The Influence Of Economic Developments
If the influence of irrational exuberance is much greater than we realized at earlier times (in the days when many academics believed that the market is efficient, it was thought that the influence of irrational exuberance was zero), the influence of economic developments must be much less. Yet the practice of explaining price changes by making reference to economic developments is ingrained in the thinking of investment analysts. We need to break the habit of assuming that economic realities drive the stock market.
Then average long-term return on U.S. stocks has been 6.5 percent real for a long time. So the assumption should be that that will continue to be the case on a going forward basis. If we could eliminate irrational exuberance altogether (I doubt that this will ever be possible), we might see very little price volatility outside of a steady, annual price increase of 6.5 percent real.
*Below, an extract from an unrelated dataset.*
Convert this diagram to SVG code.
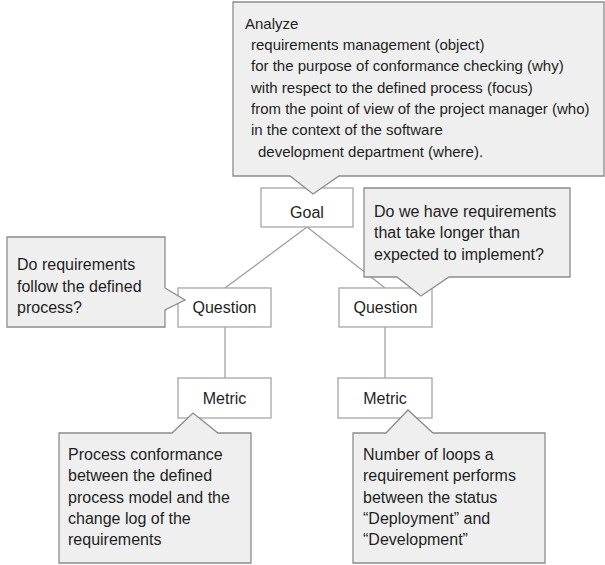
<svg xmlns="http://www.w3.org/2000/svg" width="605" height="565" viewBox="0 0 605 565">
<style>
.bg{fill:#ffffff}
.conn{stroke:#9a9a9a;stroke-width:1.2;fill:none}
.box{fill:#ffffff;stroke:#a6a6a6;stroke-width:1.3}
.callout{fill:#efefef;stroke:#8c8c8c;stroke-width:1.3;stroke-linejoin:miter}
text{font-family:"Liberation Sans",Arial,sans-serif;font-size:16px;fill:#1e1e1e}
.s{font-size:15px}
.c{text-anchor:middle}
</style>
<rect class="bg" x="0" y="0" width="605" height="565"/>
<g id="connectors">
<line class="conn" x1="307" y1="227" x2="225" y2="288"/>
<line class="conn" x1="307" y1="227" x2="385" y2="288"/>
<line class="conn" x1="225" y1="327" x2="225" y2="378"/>
<line class="conn" x1="385" y1="327" x2="385" y2="378"/>
</g>
<g id="goal">
<rect class="box" x="261" y="188" width="92" height="39"/>
<text class="c" x="307" y="218">Goal</text>
</g>
<g id="question-left">
<rect class="box" x="178" y="288" width="93" height="39"/>
<text class="c" x="224.5" y="313">Question</text>
</g>
<g id="question-right">
<rect class="box" x="339" y="288" width="93" height="39"/>
<text class="c" x="385.5" y="313">Question</text>
</g>
<g id="metric-left">
<rect class="box" x="178" y="378" width="93" height="40"/>
<text class="c" x="224.5" y="404">Metric</text>
</g>
<g id="metric-right">
<rect class="box" x="338" y="378" width="94" height="40"/>
<text class="c" x="385" y="404">Metric</text>
</g>
<g id="callout-goal">
<path class="callout" d="M233,2 H604 V176 H339 L313,194 L290,176 H233 Z"/>
<text class="s" x="245" y="29">Analyze</text>
<text class="s" x="251" y="50">requirements management (object)</text>
<text class="s" x="251" y="71">for the purpose of conformance checking (why)</text>
<text class="s" x="251" y="93">with respect to the defined process (focus)</text>
<text class="s" x="251" y="114">from the point of view of the project manager (who)</text>
<text class="s" x="251" y="135">in the context of the software</text>
<text class="s" x="258" y="157">development department (where).</text>
</g>
<g id="callout-question-left">
<path class="callout" d="M7,237 H165 V288 L185,300 L165,310 V327 H7 Z"/>
<text x="17" y="270">Do requirements</text>
<text x="17" y="292">follow the defined</text>
<text x="17" y="313">process?</text>
</g>
<g id="callout-question-right">
<path class="callout" d="M364,188 H570 V277 H449 L421,296 L397,277 H364 Z"/>
<text x="374" y="217">Do we have requirements</text>
<text x="374" y="238">that take longer than</text>
<text x="374" y="260">expected to implement?</text>
</g>
<g id="callout-metric-left">
<path class="callout" d="M59,433 H172 L193,413 L218,433 H251 V563 H59 Z"/>
<text x="68" y="460">Process conformance</text>
<text x="68" y="481">between the defined</text>
<text x="68" y="503">process model and the</text>
<text x="68" y="524">change log of the</text>
<text x="68" y="545">requirements</text>
</g>
<g id="callout-metric-right">
<path class="callout" d="M353,433 H386 L408,410 L433,433 H545 V563 H353 Z"/>
<text x="363" y="460">Number of loops a</text>
<text x="363" y="481">requirement performs</text>
<text x="363" y="503">between the status</text>
<text x="363" y="524">“Deployment” and</text>
<text x="363" y="545">“Development”</text>
</g>
</svg>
The possibility strikes the Buy-and-Hold mind as outlandish. Isn’t economic growth a roller-coaster ride of steep ups and downs? Shouldn’t stock price changes reflect that?
I don’t think so.
The Long-Term Picture Matters
Economic growth is indeed a roller-coaster ride. But the ups and downs experienced are always short-term phenomena. Investors shouldn’t be assigning prices to stocks based on how the economy is doing this month or this year. What matters is the long-term picture. Analysts that have been paying attention to how things work know that economic lows are followed by economic highs and that economic highs are followed by economic lows. For the rational stock investor, the highs counter the lows and what is left is that 6.5 percent real return. The fact that economic growth varies does not mean that real stock values cannot be largely stable.
Economic developments are just not that big a deal when it comes to assigning a value to the stock market. There are exceptions to that rule. It could be that in the future economic growth will be strong enough to support a long-term average return of 7 percent real or weak enough to support only a long-term average return of 6 percent real. The 6.5 percent real number is not locked in stone.
But even a change to 7 percent real or to 6 percent real would be a significant development. We should not lightly accept that developments of sufficient magnitude to support that sort of price change have taken place. We certainly should not lightly accept that developments of an even greater magnitude have taken place. And it would require developments of a much greater magnitude to bring on the wild price shifts that are commonplace in the market.
Most of those price changes are caused by shifts in investor psychology and have little to do with economic developments. The primary role of economic developments is to trigger investors to experience overreactions that make emotional sense but not rational, economic sense. The influence of the economic developments themselves is much less than is widely recognized today.